How I blundercheck

I have a bit of ambivalence about this, but I’ll post it anyway. I pulled it, but everyone’s updater said I posted something yesterday, so I’ll put it back. The thing is, like on FICS, but even at tournaments with faster time-controls, people will use the clock as a weapon, when that happens, or if you are playing a typical online game such as 15 0 or 15 5, there is not enough time to do any of this. What I am saying is that what I put below is what raises my OTB rating, but my online rating is crap because people blitz and I reserve the right to suck at blitz and be alright OTB. I think people who like to say that Blitz correlates to OTB are probably GM’s that like matches to be decided by blitz playoff games.

How I Blundercheck

What do I mean by “blundercheck”? I mean, assuming this isn’t some crap-shoot time-scramble, that you play the move in your head before you do it on the board. I’ll be more specific, when I make “the move”, I first make it in my mind and then pretend that my opponents clock is now running, and he is looking for a move, and then I look for his best cheapo continuations (some cheapo’s are considerably positionally elaborate, yes; in fact most of them are positional first, and tactical second, as that is the basis for all tactics).

This isn’t all that I do when I analyze, it’s simply the most critical part when it comes to attaining rating points.

When it comes to my whole process, first I find a move that I like, which usually jumps out at me, then I analyze it for soundness. Then I look for other possible moves to become candidate moves. I usually narrow it down quickly to two candidate moves. I analyze both of their continuations and then I usually know which one that I like better. Then, I do my blundercheck described above.

A better blundercheck is my best advice for attaining Class A player level. When I was a D player I once asked an A player, whom I admired, how to get to that level and his reply was “stop dropping pieces” and he wasn’t talking about any of my games.


3 thoughts on “How I blundercheck

  1. Good mental disicipline is needed move after move.
    Thats where players go wrong, not doing this every move and getting stuck on a one track thought.

    I dont know about “blundercheck” if you play over my games its check the blunder!!!!!

  2. I liked your phrase: “I reserve the right to suck at blitz and be alright OTB” :). Your procedure looks right, as chessx said – “good mental discipline is needed” to apply it consistently, otherwise you relax, the move is obvious – bang! and then you are like Kasparov in that youtube clip (you probably saw it):

  3. lmao! So sad.

    Chess is such a hard game, I feel so sorry for Garry. I think we all know the feeling, particularly in time-pressure.
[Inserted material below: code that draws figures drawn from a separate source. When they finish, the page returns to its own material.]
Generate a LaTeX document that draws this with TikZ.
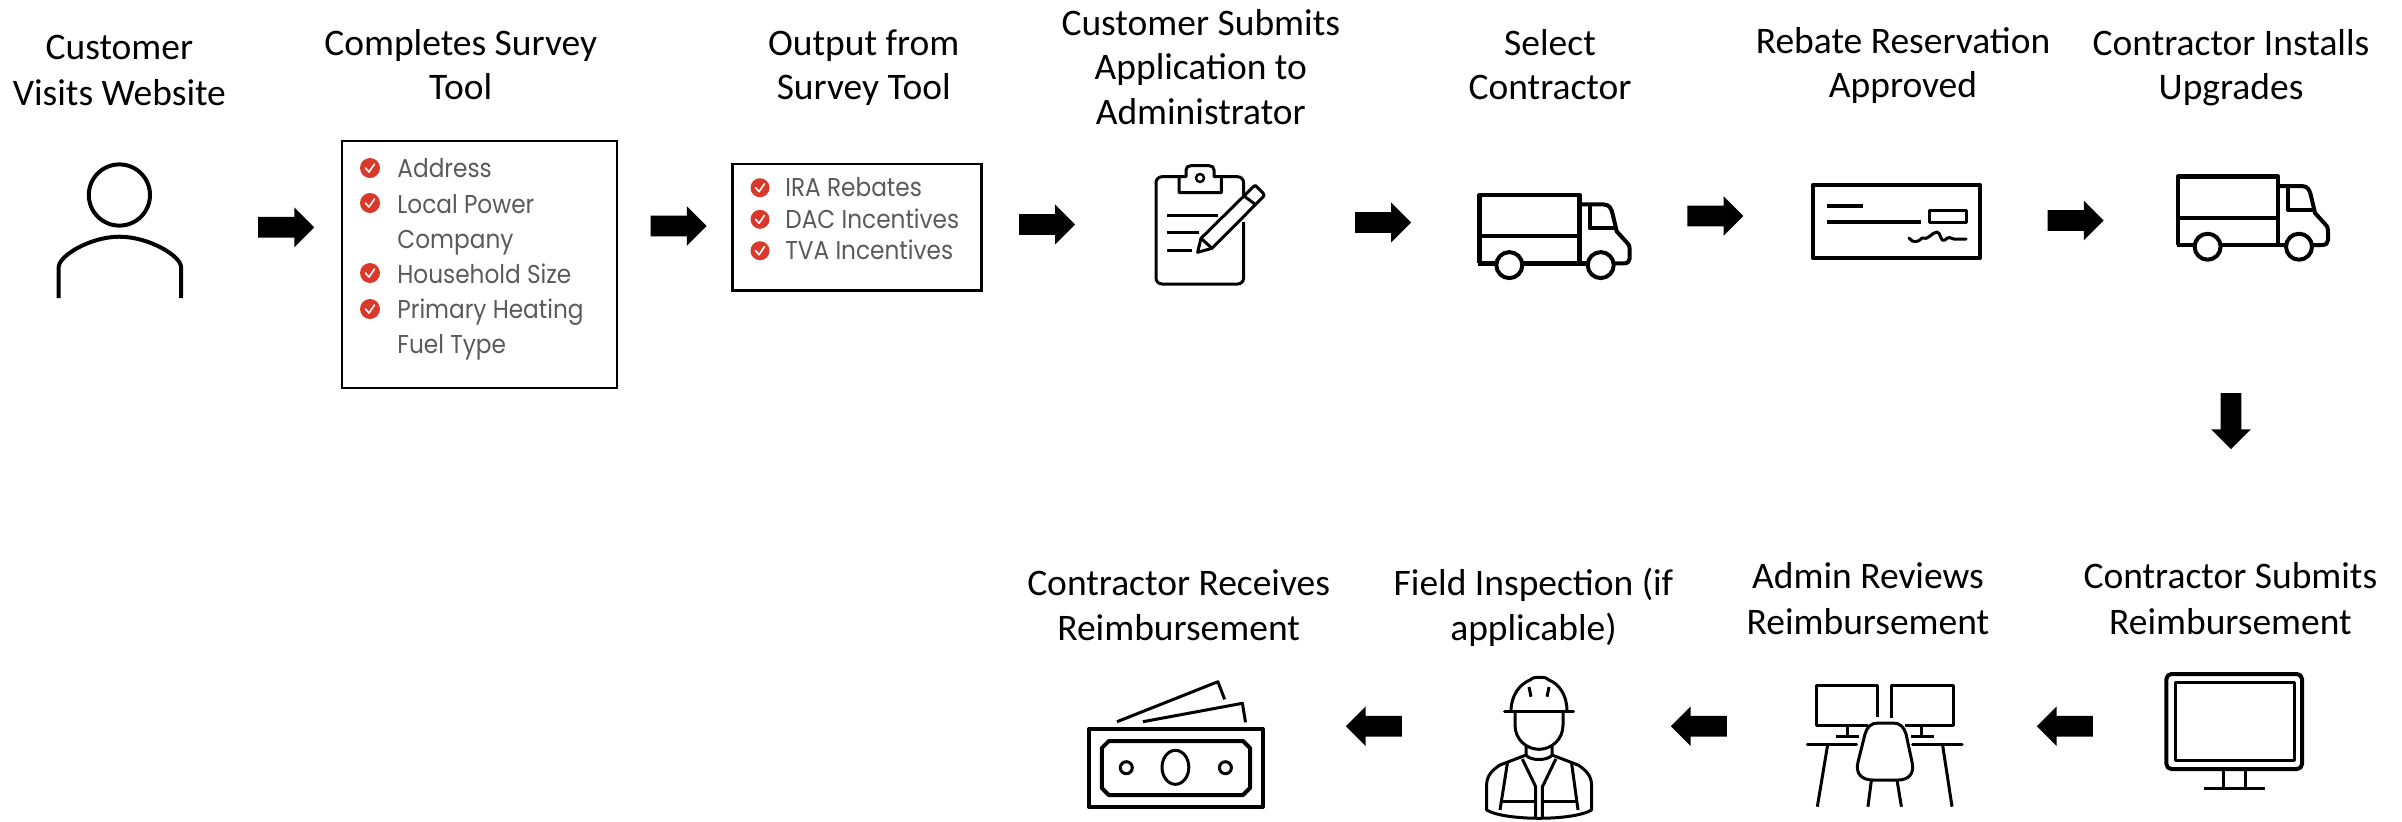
\documentclass[tikz,border=0pt]{standalone}
\usepackage{fontspec}
\usetikzlibrary{shapes.arrows,calc}
\setmainfont{Carlito}
\newfontfamily\listfont[FakeStretch=0.9]{Poppins}
\definecolor{listgray}{HTML}{5A5A5A}
\definecolor{checkred}{HTML}{D8392B}
\tikzset{
  steplabel/.style={anchor=base,align=center,inner sep=0pt,font=\fontsize{18.75}{22.2}\selectfont},
  tightlabel/.style={steplabel,font=\fontsize{18.75}{21.8}\selectfont},
  widelabel/.style={steplabel,font=\fontsize{18.75}{22.8}\selectfont},
  blockarrow/.style={single arrow,fill=black,draw=none,inner sep=0pt,minimum height=28pt,minimum width=19.5pt,
    single arrow head extend=4.75pt,single arrow head indent=0pt,single arrow tip angle=90,
    execute at begin node={\rule{0pt}{10pt}}},
  listbox/.style={draw=black,line width=1.1pt,anchor=north west,inner sep=0pt},
  listitem/.style={anchor=base west,inner sep=0pt,text=listgray,font=\listfont\fontsize{12.9}{14}\selectfont},
  icon/.style={line width=2pt,line join=round},
  iconthin/.style={line width=1.5pt,line join=round},
}
\newcommand{\checkdot}[3]{%
  \fill[checkred] (#1,#2) circle (#3);
  \draw[white,line width=.8pt,line cap=round,line join=round] ($(#1,#2)+(-4.5,0)$) -- ++(3.5,4) -- ++(5.5,-8);
}
\newcommand{\truckicon}[2]{%
  \begin{scope}[shift={(#1,#2)}]
    \draw[icon,line width=2.3pt] (2178,245) -- (2178,176.5) -- (2278,176.5) -- (2278,245);
    \draw[icon] (2178,218) -- (2278,218);
    \draw[icon,line width=2.3pt] (2176.6,245) -- (2300,245);
    \draw[icon] (2278,186) -- (2302,186) .. controls (2308,186) and (2310,191) .. (2311,196) -- (2315,213) -- (2325,224)
      .. controls (2328,227) and (2328,229) .. (2328,232) -- (2328,240) .. controls (2328,243) and (2326,245) .. (2322,245) -- (2305,245);
    \draw[icon] (2288,186) -- (2288,210) -- (2314,210);
    \draw[icon,fill=white] (2207.6,246.7) circle (13);
    \draw[icon,fill=white] (2299,246.7) circle (13);
  \end{scope}}
\begin{document}
\begin{tikzpicture}[x=0.5pt,y=-0.5pt]
\useasboundingbox (0,0) rectangle (2402,821);
% labels
\node[widelabel] (t1) at (119.4,105) {Customer\\Visits Website};
\node[tightlabel] (t2) at (460.7,99) {Completes Survey\\Tool};
\node[tightlabel] (t3) at (863.7,99) {Output from\\Survey Tool};
\node[steplabel] (t4) at (1200.8,124) {Customer Submits\\Application to\\Administrator};
\node[tightlabel] (t5) at (1550,99) {Select\\Contractor};
\node[tightlabel] (t6) at (1903,97) {Rebate Reservation\\Approved};
\node[tightlabel] (t7) at (2231,99) {Contractor Installs\\Upgrades};
\node[steplabel] (t8) at (1178.6,640) {Contractor Receives\\Reimbursement};
\node[steplabel] (t9) at (1533.5,640) {Field Inspection (if\\applicable)};
\node[widelabel] (t10) at (1867.9,634.5) {Admin Reviews\\Reimbursement};
\node[widelabel] (t11) at (2230.4,634.5) {Contractor Submits\\Reimbursement};
% arrows
\node[blockarrow] (a1) at (281,227.3) {};
\node[blockarrow] (a2) at (673.5,226) {};
\node[blockarrow] (a3) at (1041.8,224.5) {};
\node[blockarrow] (a4) at (1377.8,222.5) {};
\node[blockarrow] (a5) at (1710.2,216) {};
\node[blockarrow] (a6) at (2070.5,220.5) {};
\node[blockarrow,rotate=-90] (a7) at (2231,416) {};
\node[blockarrow,rotate=180] (a8) at (2070,726.3) {};
\node[blockarrow,rotate=180] (a9) at (1704,726.3) {};
\node[blockarrow,rotate=180] (a10) at (1379,726.3) {};
% person
\draw[icon] (119.4,195) circle (30.6);
\draw[icon] (58.7,298) -- (58.7,267) .. controls (58.7,256) and (90,236.7) .. (119.4,236.7) .. controls (149,236.7) and (181,256) .. (181,267) -- (181,298);
% survey box
\node[listbox,minimum width=137.5pt,minimum height=123.5pt] (b1) at (341,139.7) {};
\checkdot{370}{168}{10}
\checkdot{370}{203}{10}
\checkdot{370}{273}{10}
\checkdot{370}{309}{10}
\node[listitem] (i1) at (397,177) {Address};
\node[listitem] (i2) at (397,213) {Local Power};
\node[listitem] (i3) at (397,248) {Company};
\node[listitem] (i4) at (397,283) {Household Size};
\node[listitem] (i5) at (397,318) {Primary Heating};
\node[listitem] (i6) at (397,353) {Fuel Type};
% output box
\node[listbox,minimum width=124.5pt,minimum height=63.2pt,line width=1.3pt] (b2) at (731.4,162.7) {};
\checkdot{760}{187.7}{9.5}
\checkdot{760}{219.3}{9.5}
\checkdot{760}{250.7}{9.5}
\node[listitem] (j1) at (785,196.7) {IRA Rebates};
\node[listitem] (j2) at (785,228) {DAC Incentives};
\node[listitem] (j3) at (785,259) {TVA Incentives};
% clipboard
\draw[iconthin,rounded corners=3pt] (1179,176.7) -- (1156,176.7) -- (1156,284) -- (1243.6,284) -- (1243.6,222);
\draw[iconthin,rounded corners=3pt] (1221.4,176.7) -- (1243.6,176.7) -- (1243.6,196);
\draw[iconthin] (1179,176.7) -- (1179,192.7) -- (1221.4,192.7) -- (1221.4,176.7) -- (1214,176.7) -- (1214,170) .. controls (1214,167) and (1212,165.7) .. (1209,165.7) -- (1191,165.7) .. controls (1188,165.7) and (1186,167) .. (1186,170) -- (1186,176.7) -- cycle;
\draw[line width=1.2pt] (1200,178) circle (4);
\draw[iconthin] (1167,215) -- (1217.6,215) (1167,232.7) -- (1198.6,232.7) (1167,250.7) -- (1192,250.7);
\draw[iconthin,fill=white] (1197.6,252.3) -- (1201,238.3) -- (1253,187) .. controls (1255,185) and (1256,185) .. (1257,187) -- (1263,193) .. controls (1264.5,195) and (1264,196) .. (1263,197) -- (1212,248.3) -- cycle;
\draw[iconthin] (1201,238.3) -- (1212,248.3) (1244,196) -- (1256,205);
% trucks
\truckicon{-698.3}{18.4}
\truckicon{0}{0}
% cheque
\draw[icon] (1812.5,185) rectangle (1980,258);
\draw[icon] (1827,206) -- (1863,206) (1827,221.7) -- (1921,221.7);
\draw[iconthin] (1929,210.7) rectangle (1966,222.7);
\draw[iconthin,line cap=round] (1909,238) .. controls (1913,243) and (1917,243) .. (1922,238) .. controls (1928,241) and (1932,232) .. (1937,232) .. controls (1941,232) and (1940,243) .. (1945,240) .. controls (1948,236) and (1951,238) .. (1954,239) -- (1966,239);
% money
\draw[iconthin] (1117,721.7) -- (1217.9,681.7) -- (1224.6,699.3);
\draw[iconthin] (1142.9,721.7) -- (1242.4,703.3) -- (1245.5,722.3);
\draw[icon] (1089,729) rectangle (1262.5,806.7);
\draw[icon] (1108.8,741) -- (1243,741) -- (1250,748) -- (1250,788) -- (1243,795) -- (1108.8,795) -- (1101.8,788) -- (1101.8,748) -- cycle;
\draw[iconthin] (1175.4,767.3) ellipse (13.4 and 17);
\draw[iconthin] (1126.3,767.7) circle (6);
\draw[iconthin] (1225.4,767.7) circle (6);
% worker
\draw[iconthin,line cap=round] (1504.5,711) -- (1573.7,711);
\draw[iconthin] (1511,711) .. controls (1511,695) and (1520,684) .. (1530,680) .. controls (1532,678) and (1534,677.3) .. (1537,677.3) -- (1542,677.3) .. controls (1545,677.3) and (1547,678) .. (1549,680) .. controls (1559,684) and (1567,695) .. (1567,711);
\draw[iconthin] (1529,687) -- (1531,696.7) (1549,687) -- (1547,696.7);
\draw[iconthin] (1515,711) -- (1515,725) .. controls (1515,740) and (1527,749.3) .. (1539,749.3) .. controls (1551,749.3) and (1563,740) .. (1563,725) -- (1563,711);
\draw[iconthin] (1526,745) -- (1526,755) .. controls (1530,761) and (1548,761) .. (1552,755) -- (1552,745);
\draw[iconthin] (1526,755) -- (1500,765) .. controls (1492,770) and (1486.6,776) .. (1486.6,785) -- (1486.6,810) .. controls (1505,821) and (1573,821) .. (1591.5,810) -- (1591.5,785) .. controls (1591.5,776) and (1586,770) .. (1578,765) -- (1552,755);
\draw[iconthin] (1507.6,761.7) -- (1500,810) (1571.4,761.7) -- (1578,810);
\draw[iconthin] (1522.3,759) -- (1535.7,786.7) -- (1535.7,817) (1555.8,759) -- (1542.4,786.7) -- (1542.4,817);
\draw[iconthin] (1500,801.7) -- (1535.7,801.7) (1542.4,801.7) -- (1578,801.7);
% desk
\draw[iconthin] (1877.7,716.7) -- (1877.7,685.7) -- (1816.4,685.7) -- (1816.4,725) -- (1868,725);
\draw[iconthin] (1891.6,718) -- (1891.6,685.7) -- (1953,685.7) -- (1953,725) -- (1905,725);
\draw[iconthin] (1847.7,725) -- (1847.7,736.7) (1835.6,736.7) -- (1859,736.7);
\draw[iconthin] (1921.6,725) -- (1921.6,736.7) (1911,736.7) -- (1934,736.7);
\draw[iconthin,line cap=round] (1807.4,744) -- (1856.7,744) (1912.6,744) -- (1962,744);
\draw[iconthin] (1827.6,745) -- (1817.3,806.7) (1942.6,745) -- (1952,806.7);
\draw[iconthin] (1878,723) -- (1893,723) .. controls (1900,723) and (1904,727) .. (1906,734) -- (1912,762) .. controls (1915,774) and (1908,780) .. (1898,780) -- (1873,780) .. controls (1862,780) and (1855,774) .. (1858,762) -- (1865,734) .. controls (1867,727) and (1871,723) .. (1878,723) -- cycle;
\draw[iconthin] (1871.4,780) -- (1867.9,806.7) (1897,780) -- (1901.4,806.7);
% monitor
\draw[icon,rounded corners=2.5pt] (2166.4,674) rectangle (2302,769);
\draw[iconthin] (2175.4,682.7) rectangle (2294.5,760);
\draw[iconthin] (2223.7,769) -- (2223.7,788.3) (2245,769) -- (2245,788.3);
\draw[iconthin] (2203.6,788.3) -- (2265,788.3);
\end{tikzpicture}
\end{document}
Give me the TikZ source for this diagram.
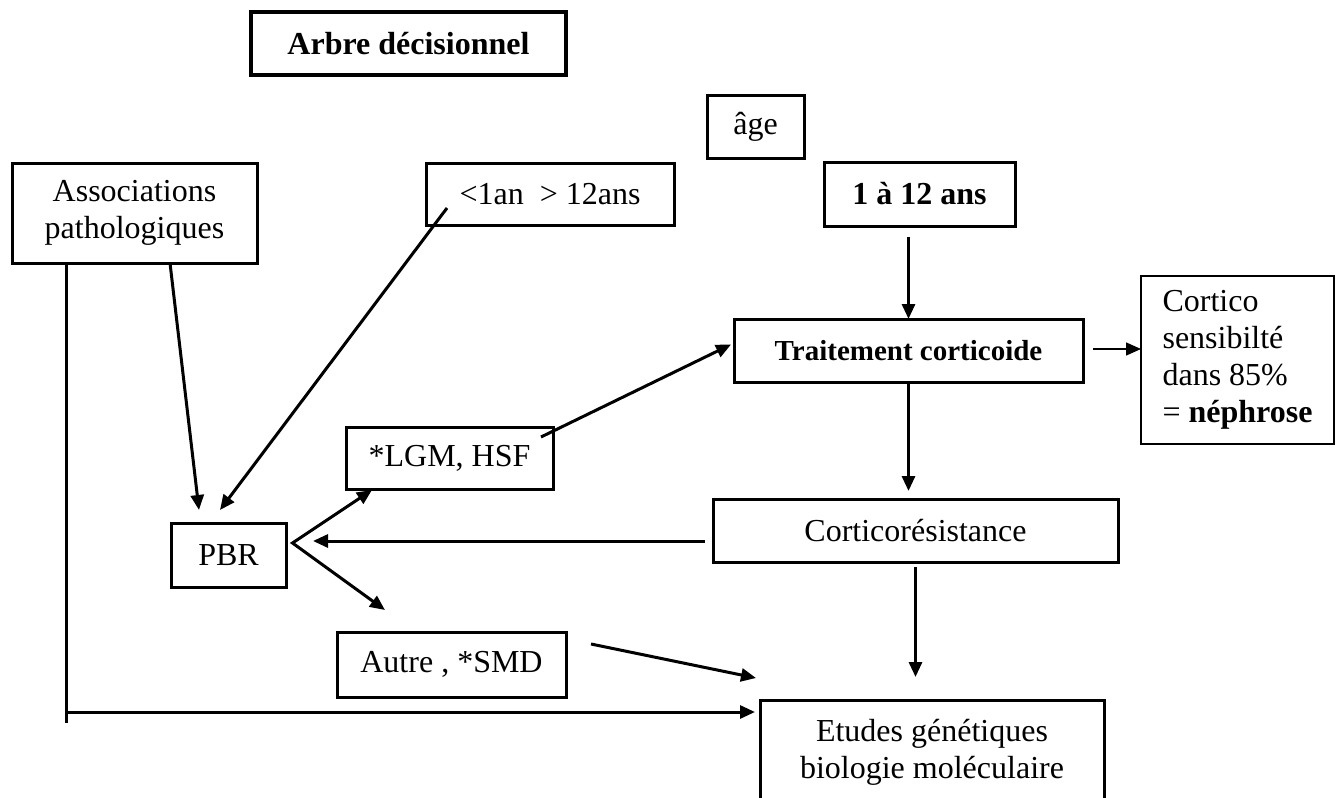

    I don’t think fast enough at times, has nothing to do with chess, but some will positively rejoice as soon as that they sense that weakness in me. Thanks for agreeing with me RP as you are AMAZING at blitz speeds. I “can’t hold a candle to you”, as the saying goes, at blitz. Then again, you’ve probably learned how to “choose your battles” during a blitz game, as well.

    As I study openings, I am trying to go more for strategic positions/openings, such as you do with your Bb5 Sicilian. Trying harder to see if I can win from those positions.

    ChessX, you are so funny! 🙂 Yes, I am incredulous when I see that quick move from an opponent, moving a piece to an ideal square with no blundercheck.